The album's songs are really well ordered as the beginning of each song seems to follow abruptly after the end of the previous track with a slightly different tone that is so perfect that it's as if the band wrote the songs in this order just to make each subsequent track start up so well after the last. Particularly side one is impressive as we go from hot and excited adult-themed "Put the Finger on You" to the party rock "Let's Get It Up" (great song for those 80's teen house parties) to the sneering and grinning "Inject the Venom" that has a real punching chorus, to "Snowballed", the perfect wind up for an unrelenting, hard hitting first side.

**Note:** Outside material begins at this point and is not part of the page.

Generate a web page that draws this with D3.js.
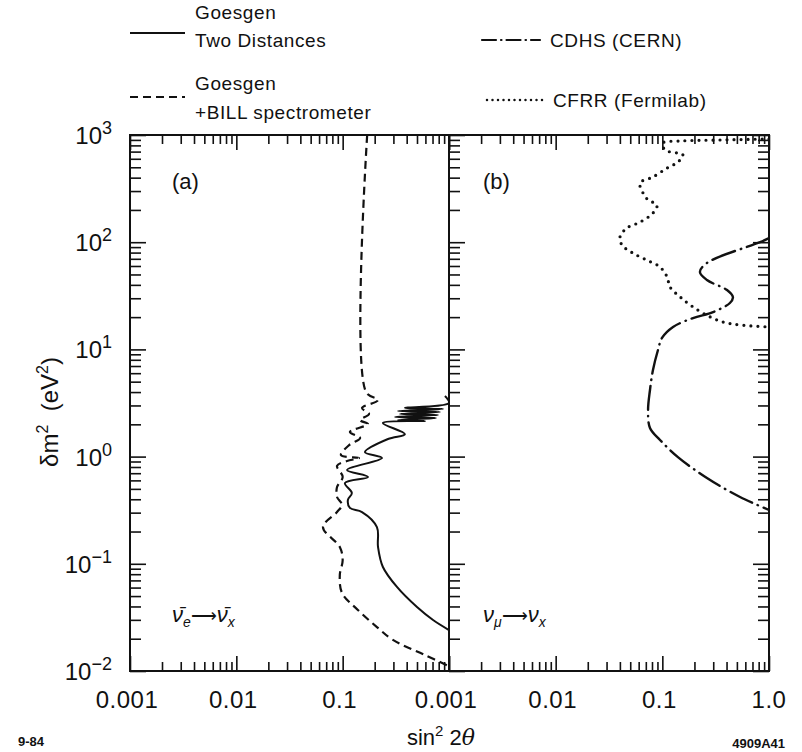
<!DOCTYPE html>
<html>
<head>
<meta charset="utf-8">
<script src="https://cdn.jsdelivr.net/npm/d3@7"></script>
<style>
  body { margin: 0; background: #fff; }
  text { font-family: "Liberation Sans", Arial, sans-serif; fill: #111; }
</style>
</head>
<body>
<script>
// values are [sin^2 2theta, delta m^2 (eV^2)]
var twoDistances = [
  [0.916, 3.67], [1.0, 3.16], [0.385, 2.84], [0.879, 2.78], [0.331, 2.66], [0.822, 2.61],
  [0.346, 2.50], [0.789, 2.44], [0.310, 2.34], [0.755, 2.29], [0.331, 2.19], [0.594, 2.15],
  [0.239, 2.06], [0.385, 1.62], [0.267, 1.46], [0.162, 1.10], [0.234, 0.97], [0.110, 0.75],
  [0.173, 0.646], [0.105, 0.567], [0.122, 0.457], [0.112, 0.394], [0.117, 0.332], [0.152, 0.304],
  [0.210, 0.220], [0.215, 0.1436], [0.239, 0.0934], [0.324, 0.0608], [0.500, 0.0395],
  [0.708, 0.0299], [1.0, 0.0241]
];
var bill = [
  [0.170, 1000], [0.166, 4.0], [0.215, 3.37], [0.152, 2.84], [0.177, 2.50], [0.146, 2.19],
  [0.173, 2.01], [0.117, 1.70], [0.146, 1.49], [0.115, 1.28], [0.0964, 1.03], [0.1425, 0.97],
  [0.1099, 0.91], [0.0885, 0.82], [0.100, 0.646], [0.0885, 0.52], [0.0885, 0.42], [0.0986, 0.354],
  [0.0885, 0.304], [0.0653, 0.220], [0.094, 0.1436], [0.100, 0.108], [0.094, 0.0788],
  [0.0986, 0.0535], [0.139, 0.0371], [0.210, 0.0257], [0.297, 0.0195], [0.594, 0.0141], [1.0, 0.0111]
];
var cdhs = [
  [1.0, 109], [0.824, 100], [0.262, 64], [0.225, 52.7], [0.262, 44.4], [0.404, 35.8],
  [0.459, 30.8], [0.430, 27.1], [0.299, 22.3], [0.194, 19.6], [0.126, 16.2], [0.0993, 12.8],
  [0.091, 9.86], [0.0817, 6.43], [0.0766, 4.18], [0.0735, 2.72], [0.0766, 1.85], [0.0951, 1.43],
  [0.140, 0.99], [0.262, 0.631], [0.535, 0.42], [1.0, 0.318]
];
var cfrr = [
  [1.0, 918], [0.348, 898], [0.147, 879], [0.101, 842], [0.106, 724], [0.156, 651],
  [0.140, 560], [0.111, 492], [0.0817, 406], [0.0618, 357], [0.0659, 288], [0.0735, 248],
  [0.0891, 222], [0.0817, 187], [0.0618, 154], [0.0467, 136], [0.0401, 112], [0.0419, 94],
  [0.0531, 79], [0.0718, 68], [0.0951, 58.7], [0.111, 47.3], [0.118, 38.2], [0.147, 30.8],
  [0.194, 24.9], [0.280, 20.1], [0.371, 18.0], [0.535, 16.9], [1.0, 16.2]
];

var xLabelsA = ["0.001", "0.01", "0.1"];
var xLabelsB = ["0.001", "0.01", "0.1", "1.0"];
var yExponents = ["3", "2", "1", "0", "-1", "-2"];

var svg = d3.select("body").append("svg")
  .attr("width", 802)
  .attr("height", 752);

var top0 = 135, bot0 = 671;
var xa = d3.scaleLog().domain([0.001, 1]).range([130, 449]);
var xb = d3.scaleLog().domain([0.001, 1]).range([449, 769]);
var y = d3.scaleLog().domain([0.01, 1000]).range([bot0, top0]);

function isMajor(v) {
  var e = Math.log10(v);
  return Math.abs(e - Math.round(e)) < 1e-6;
}

// ticks: minor and major drawn separately so lengths differ
function ticks(axisFn, scale, tx, ty, minorLen, majorLen) {
  var all = scale.ticks();
  var minor = all.filter(function(v) { return !isMajor(v); });
  var major = all.filter(isMajor);
  [[minor, minorLen], [major, majorLen]].forEach(function(p) {
    var g = svg.append("g")
      .attr("transform", "translate(" + tx + "," + ty + ")")
      .call(axisFn(scale).tickValues(p[0]).tickSize(-p[1]).tickSizeOuter(0).tickFormat(""));
    g.select(".domain").remove();
    g.selectAll("line").attr("stroke", "#111").attr("stroke-width", 1.6);
  });
}

ticks(d3.axisTop, xa, 0, top0, 9, 15);
ticks(d3.axisTop, xb, 0, top0, 9, 15);
ticks(d3.axisBottom, xa, 0, bot0, 9, 15);
ticks(d3.axisBottom, xb, 0, bot0, 9, 15);
ticks(d3.axisLeft, y, 130, 0, 11, 16);
ticks(d3.axisLeft, y, 449, 0, 11, 16);
ticks(d3.axisRight, y, 769, 0, 11, 16);

// frames
svg.append("rect")
  .attr("x", 130).attr("y", top0)
  .attr("width", 639).attr("height", bot0 - top0)
  .attr("fill", "none").attr("stroke", "#111").attr("stroke-width", 2);
svg.append("line")
  .attr("x1", 449).attr("x2", 449).attr("y1", top0).attr("y2", bot0)
  .attr("stroke", "#111").attr("stroke-width", 2);

var defs = svg.append("defs");
defs.append("clipPath").attr("id", "clipA").append("rect")
  .attr("x", 130).attr("y", top0).attr("width", 319).attr("height", bot0 - top0);
defs.append("clipPath").attr("id", "clipB").append("rect")
  .attr("x", 449).attr("y", top0).attr("width", 320).attr("height", bot0 - top0);

function lineFor(xs) {
  return d3.line()
    .x(function(d) { return xs(d[0]); })
    .y(function(d) { return y(d[1]); })
    .curve(d3.curveCatmullRom.alpha(0.5));
}

var styles = {
  solid: { dash: null, cap: "butt", width: 2 },
  dashed: { dash: "8,5", cap: "butt", width: 2.2 },
  dashdot: { dash: "24,6,0.5,6", cap: "round", width: 2.4 },
  dotted: { dash: "0,7", cap: "round", width: 3.2 }
};

function drawCurve(data, xs, clip, st) {
  svg.append("path")
    .datum(data)
    .attr("clip-path", "url(#" + clip + ")")
    .attr("d", lineFor(xs))
    .attr("fill", "none")
    .attr("stroke", "#111")
    .attr("stroke-width", st.width)
    .attr("stroke-linecap", st.cap)
    .attr("stroke-linejoin", "round")
    .attr("stroke-dasharray", st.dash);
}

drawCurve(twoDistances, xa, "clipA", styles.solid);
drawCurve(bill, xa, "clipA", styles.dashed);
drawCurve(cdhs, xb, "clipB", styles.dashdot);
drawCurve(cfrr, xb, "clipB", styles.dotted);

// x tick labels
xLabelsA.forEach(function(t) {
  svg.append("text").attr("x", xa(+t) - 3).attr("y", 708)
    .attr("text-anchor", "middle").attr("font-size", 24).attr("letter-spacing", 0.5).text(t);
});
xLabelsB.forEach(function(t) {
  svg.append("text").attr("x", xb(+t) - (t === "1.0" ? 0 : 3)).attr("y", 708)
    .attr("text-anchor", "middle").attr("font-size", 24).attr("letter-spacing", 0.5).text(t);
});

// y tick labels
yExponents.forEach(function(e) {
  var t = svg.append("text")
    .attr("x", 112).attr("y", y(Math.pow(10, +e)) + 9)
    .attr("text-anchor", "end").attr("font-size", 24);
  t.append("tspan").text("10");
  t.append("tspan").attr("dy", -10).attr("font-size", 18).text(e.charAt(0) === "-" ? "\u2212" + e.slice(1) : e);
});

// axis titles
var yt = svg.append("text")
  .attr("transform", "translate(58,412) rotate(-90)")
  .attr("text-anchor", "middle").attr("font-size", 24);
yt.append("tspan").text("\u03b4m");
yt.append("tspan").attr("dy", -10).attr("font-size", 16).text("2");
yt.append("tspan").attr("dy", 10).text("\u00a0\u00a0(eV");
yt.append("tspan").attr("dy", -10).attr("font-size", 16).text("2");
yt.append("tspan").attr("dy", 10).text(")");

var xt = svg.append("text")
  .attr("x", 441).attr("y", 745)
  .attr("text-anchor", "middle").attr("font-size", 22);
xt.append("tspan").text("sin");
xt.append("tspan").attr("dy", -9).attr("font-size", 15).text("2");
xt.append("tspan").attr("dy", 9).text("\u00a02");
xt.append("tspan").attr("font-style", "italic").attr("font-family", "DejaVu Serif").text("\u03b8");

svg.append("text").attr("x", 18).attr("y", 746).attr("font-size", 13).attr("font-weight", "bold").text("9-84");
svg.append("text").attr("x", 785).attr("y", 748).attr("text-anchor", "end")
  .attr("font-size", 13).attr("font-weight", "bold").text("4909A41");

// panel labels
svg.append("text").attr("x", 172).attr("y", 189).attr("font-size", 22).text("(a)");
svg.append("text").attr("x", 483).attr("y", 189).attr("font-size", 22).text("(b)");

function reaction(x0, yb, sa, sb, bars) {
  var t = svg.append("text").attr("x", x0).attr("y", yb)
    .attr("font-size", 22).attr("font-family", "DejaVu Serif").attr("font-style", "italic");
  t.append("tspan").text(bars ? "\u03bd\u0304" : "\u03bd");
  t.append("tspan").attr("dy", 5).attr("font-size", 14).text(sa);
  t.append("tspan").attr("dy", -5).attr("font-style", "normal").attr("font-size", 18).text("\u27f6");
  t.append("tspan").text(bars ? "\u03bd\u0304" : "\u03bd");
  t.append("tspan").attr("dy", 5).attr("font-size", 14).text(sb);
}
reaction(172, 622, "e", "x", true);
reaction(483, 622, "\u03bc", "x", false);

// legend
var legend = [
  { x: 130, y: 33, st: styles.solid, x2: 185, lines: ["Goesgen", "Two Distances"], tx: 195, ty: [19, 47] },
  { x: 130, y: 97, st: styles.dashed, x2: 185, lines: ["Goesgen", "+BILL spectrometer"], tx: 195, ty: [90, 119] },
  { x: 482, y: 40, st: { dash: "14,5,0.5,5", cap: "round", width: 2.2 }, x2: 540, lines: ["CDHS (CERN)"], tx: 550, ty: [47] },
  { x: 487, y: 100, st: { dash: "0,5.5", cap: "round", width: 2.5 }, x2: 545, lines: ["CFRR (Fermilab)"], tx: 553, ty: [107] }
];
legend.forEach(function(l) {
  svg.append("line")
    .attr("x1", l.x).attr("x2", l.x2).attr("y1", l.y).attr("y2", l.y)
    .attr("stroke", "#111").attr("stroke-width", l.st.width)
    .attr("stroke-linecap", l.st.cap).attr("stroke-dasharray", l.st.dash);
  l.lines.forEach(function(s, i) {
    svg.append("text").attr("x", l.tx).attr("y", l.ty[i]).attr("font-size", 19)
      .attr("letter-spacing", 0.6).text(s);
  });
});
</script>
</body>
</html>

Side two begins with a personal favourite, "Evil Walks". The next four tracks continue delivering the goods in the same vein as side one. For nothing but a good hard rocking time, this album kicks buttock through and through. The guitars are tight and the transitions between the riffs glide and dive with precision.

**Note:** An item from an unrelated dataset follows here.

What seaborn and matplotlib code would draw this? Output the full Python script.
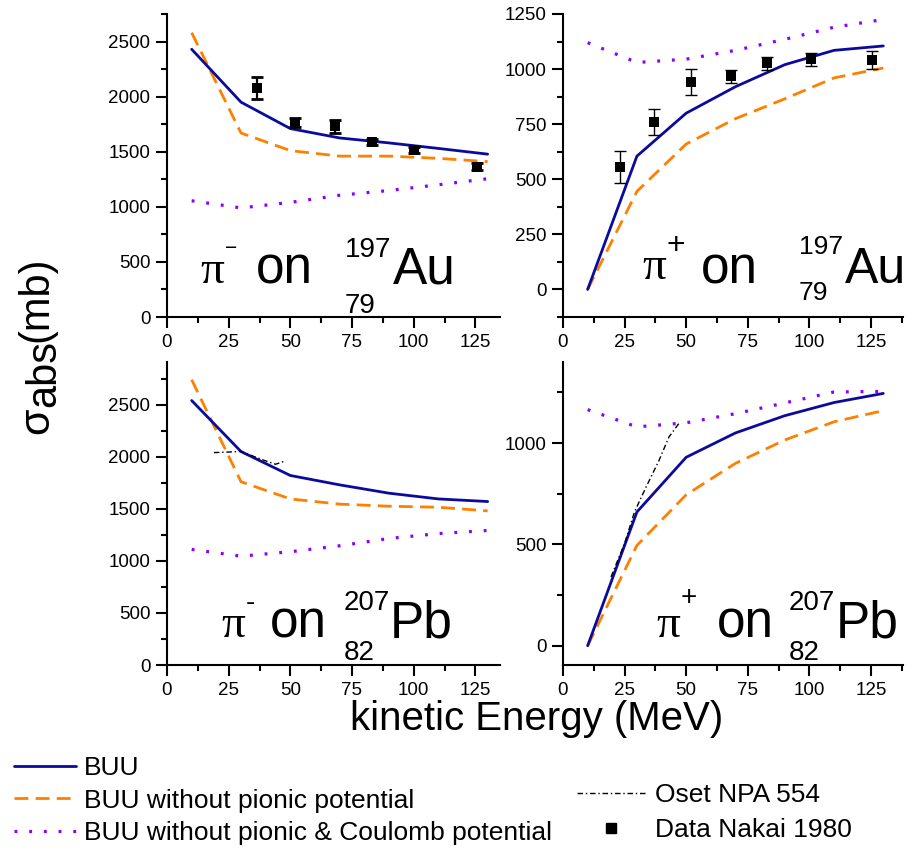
import matplotlib
matplotlib.use("Agg")
import matplotlib.pyplot as plt
from matplotlib.lines import Line2D
from matplotlib.ticker import MultipleLocator
import pandas as pd
import seaborn as sns

# ---- data -------------------------------------------------------------
energy = [10, 30, 50, 70, 90, 110, 130]

# pi- on Au-197
au_m_buu = [2430, 1950, 1710, 1625, 1580, 1530, 1478]
au_m_nopion = [2580, 1670, 1510, 1460, 1460, 1440, 1410]
au_m_nocoul = [1055, 990, 1040, 1105, 1148, 1200, 1255]
au_m_data_e = [36.5, 52, 68, 83, 100, 125.5]
au_m_data = [2075, 1765, 1730, 1590, 1515, 1365]
au_m_data_err = [100, 40, 60, 25, 25, 30]

# pi+ on Au-197
au_p_buu = [0, 605, 800, 920, 1020, 1085, 1105]
au_p_nopion = [0, 445, 660, 775, 865, 960, 1005]
au_p_nocoul = [1120, 1030, 1045, 1085, 1135, 1190, 1225]
au_p_data_e = [23, 37, 52, 68, 83, 100.5, 125.5]
au_p_data = [557, 760, 942, 967, 1027, 1045, 1042]
au_p_data_err = [73, 58, 58, 28, 30, 30, 40]

# pi- on Pb-207
pb_m_buu = [2540, 2050, 1820, 1730, 1650, 1595, 1570]
pb_m_nopion = [2740, 1760, 1595, 1545, 1525, 1515, 1480]
pb_m_nocoul = [1110, 1045, 1088, 1145, 1215, 1262, 1292]
pb_m_oset_e = [19, 25, 30, 35, 40, 44, 48]
pb_m_oset = [2040, 2045, 2052, 2005, 1960, 1928, 1960]

# pi+ on Pb-207
pb_p_buu = [0, 660, 930, 1050, 1135, 1200, 1245]
pb_p_nopion = [0, 495, 745, 900, 1015, 1105, 1160]
pb_p_nocoul = [1165, 1080, 1100, 1145, 1198, 1252, 1255]
pb_p_oset_e = [19.5, 25, 29, 34, 39, 43, 47]
pb_p_oset = [340, 505, 660, 790, 915, 1030, 1096]

# ---- style ------------------------------------------------------------
sns.set_theme(style="ticks")
plt.rcParams["font.family"] = ["Liberation Sans", "DejaVu Sans"]
plt.rcParams["axes.linewidth"] = 1.5
plt.rcParams["text.color"] = "black"
plt.rcParams["axes.edgecolor"] = "black"
plt.rcParams["xtick.color"] = "black"
plt.rcParams["ytick.color"] = "black"

BLUE = "#0a0a9c"
ORANGE = "#ff8000"
PURPLE = "#8a00ff"
SANS = ["Liberation Sans", "DejaVu Sans"]
SERIF = ["Liberation Serif", "DejaVu Serif"]

W, H = 908, 850
fig = plt.figure(figsize=(W / 100, H / 100), dpi=100)


def add_axes_px(left, top, right, bottom):
    return fig.add_axes([left / W, 1 - bottom / H, (right - left) / W, (bottom - top) / H])


STYLES = {
    "BUU": dict(color=BLUE, lw=2.0, linestyle="-"),
    "nopion": dict(color=ORANGE, lw=2.0, dashes=(5, 2.6)),
    "nocoul": dict(color=PURPLE, lw=2.3, dashes=(0.9, 3.7)),
    "oset": dict(color="black", lw=1.0, dashes=(4, 2, 1, 2)),
}


def draw_panel(box, xlim, ylim, ymajor, yminor, buu, nopion, nocoul,
               data=None, oset=None, bold_err=False):
    ax = add_axes_px(*box)
    curves = pd.DataFrame({"E": energy, "BUU": buu, "nopion": nopion, "nocoul": nocoul})
    for key in ["nocoul", "nopion", "BUU"]:
        st = dict(STYLES[key])
        dashes = st.pop("dashes", None)
        sns.lineplot(data=curves, x="E", y=key, ax=ax, legend=False, **st)
        if dashes is not None:
            ax.lines[-1].set_dashes(dashes)
    if oset is not None:
        st = dict(STYLES["oset"])
        dashes = st.pop("dashes")
        odf = pd.DataFrame({"E": oset[0], "s": oset[1]})
        sns.lineplot(data=odf, x="E", y="s", ax=ax, legend=False, **st)
        ax.lines[-1].set_dashes(dashes)
    if data is not None:
        de, dv, derr = data
        ax.errorbar(de, dv, yerr=derr, fmt="none", ecolor="black",
                    elinewidth=1.6 if bold_err else 1.0,
                    capsize=4.5, capthick=2.0 if bold_err else 1.0, zorder=4)
        ddf = pd.DataFrame({"E": de, "s": dv})
        sns.scatterplot(data=ddf, x="E", y="s", ax=ax, marker="s", s=60,
                        color="black", edgecolor="black", linewidth=0, zorder=5, legend=False)
    ax.set_xlim(*xlim)
    ax.set_ylim(*ylim)
    ax.xaxis.set_major_locator(MultipleLocator(25))
    ax.xaxis.set_minor_locator(MultipleLocator(12.5))
    ax.yaxis.set_major_locator(MultipleLocator(ymajor))
    ax.yaxis.set_minor_locator(MultipleLocator(yminor))
    ax.tick_params(which="major", direction="out", length=8, width=1.5,
                   labelsize=13.5, pad=4, colors="black")
    ax.tick_params(which="minor", direction="out", length=4.5, width=1.5)
    ax.set_xlabel("")
    ax.set_ylabel("")
    for side in ("top", "right"):
        ax.spines[side].set_visible(False)
    ax.patch.set_alpha(0)
    return ax


draw_panel((167, 14, 500, 317), (0, 135), (0, 2750), 500, 250,
           au_m_buu, au_m_nopion, au_m_nocoul,
           data=(au_m_data_e, au_m_data, au_m_data_err), bold_err=True)
draw_panel((563, 14, 903, 317), (0, 138), (-125, 1250), 250, 125,
           au_p_buu, au_p_nopion, au_p_nocoul,
           data=(au_p_data_e, au_p_data, au_p_data_err))
draw_panel((167, 362, 500, 665), (0, 135), (0, 2910), 500, 250,
           pb_m_buu, pb_m_nopion, pb_m_nocoul,
           oset=(pb_m_oset_e, pb_m_oset))
draw_panel((563, 362, 903, 665), (0, 138), (-95, 1400), 500, 250,
           pb_p_buu, pb_p_nopion, pb_p_nocoul,
           oset=(pb_p_oset_e, pb_p_oset))


# ---- reaction labels inside the panels ---------------------------------
def ftext(x, y, s, size, family=None, ha="left", va="baseline"):
    fam = family if family else SANS
    return fig.text(x / W, 1 - y / H, s, fontsize=size, family=fam,
                    ha=ha, va=va, color="black")


renderer = fig.canvas.get_renderer()


def reaction(pi_x, pi_y, sign, sign_y, sign_size, on_x, base, mass, charge,
             iso_x, mass_y, charge_y, elem, elem_x, iso_size=20, elem_size=37):
    pi_t = ftext(pi_x, pi_y, "\u03c0", 34, SERIF)
    # the charge sign sits just to the right of the pion symbol
    right_px = pi_t.get_window_extent(renderer).x1
    ftext(right_px + 1, sign_y, sign, sign_size, va="center")
    ftext(on_x, base, "on", 37)
    ftext(iso_x, mass_y, mass, iso_size)
    ftext(iso_x, charge_y, charge, iso_size)
    ftext(elem_x, base, elem, elem_size)


reaction(200, 283, "\u2212", 249, 15, 256, 283, "197", "79", 345, 257, 313, "Au", 393)
reaction(642, 279, "+", 246, 23, 701, 283, "197", "79", 799, 254, 300, "Au", 845,
         iso_size=19, elem_size=36)
reaction(221, 637, "-", 603, 20, 270, 637, "207", "82", 344, 610, 660, "Pb", 390)
reaction(656, 637, "+", 598, 20, 717, 637, "207", "82", 789, 610, 660, "Pb", 836)

# ---- axis titles --------------------------------------------------------
ftext(537, 730, "kinetic Energy (MeV)", 29, ha="center")


def vtext(x, y, s, size):
    fig.text(x / W, 1 - y / H, s, fontsize=size, rotation=90, rotation_mode="anchor",
             ha="left", va="baseline", family=SANS, color="black")


vtext(48, 434, "\u03c3", 31)
vtext(55, 407, "abs", 30)
vtext(47, 342, "(mb)", 30)

# ---- legends ------------------------------------------------------------
h_buu = Line2D([], [], color=BLUE, lw=2.0)
h_nopion = Line2D([], [], color=ORANGE, lw=2.0, dashes=(5, 2.6))
h_nocoul = Line2D([], [], color=PURPLE, lw=2.3, dashes=(0.9, 3.7))
h_oset = Line2D([], [], color="black", lw=1.0, dashes=(4, 2, 1, 2))
h_data = Line2D([], [], color="black", marker="s", markersize=7, linestyle="none")

leg_kw = dict(loc="upper left", frameon=False, fontsize=19, labelcolor="black",
              borderpad=0, borderaxespad=0)
fig.legend([h_buu, h_nopion, h_nocoul],
           ["BUU", "BUU without pionic potential", "BUU without pionic & Coulomb potential"],
           bbox_to_anchor=(14 / W, 1 - 756 / H),
           handlelength=2.35, handletextpad=0.3, labelspacing=0.33, **leg_kw)
fig.legend([h_oset, h_data], ["Oset NPA 554", "Data Nakai 1980"],
           bbox_to_anchor=(577 / W, 1 - 783 / H),
           handlelength=2.6, handletextpad=0.35, labelspacing=0.42, **leg_kw)

fig.savefig("out.png", dpi=100, facecolor="white")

If there would be anything to say against the album it would be that, like most if not all of AC/DC's canon, it can be pretty formulaic. The songs are about sex, rock and street life. Nearly any one song is as good as another, though I wouldn't go as far as to accuse the band of writing any fillers. Still, one may notice certain similarities between "Snowballed" and side two closer "Spellbound" or the beginnings of "Inject the Venom", "Evil Walks" and "Night of the Long Knives". Different yet similar.
Nevertheless, this remains my favourite album with Brian Johnson and in my opinion a very excellent example of what a real ass-kicking hard rock album can be like.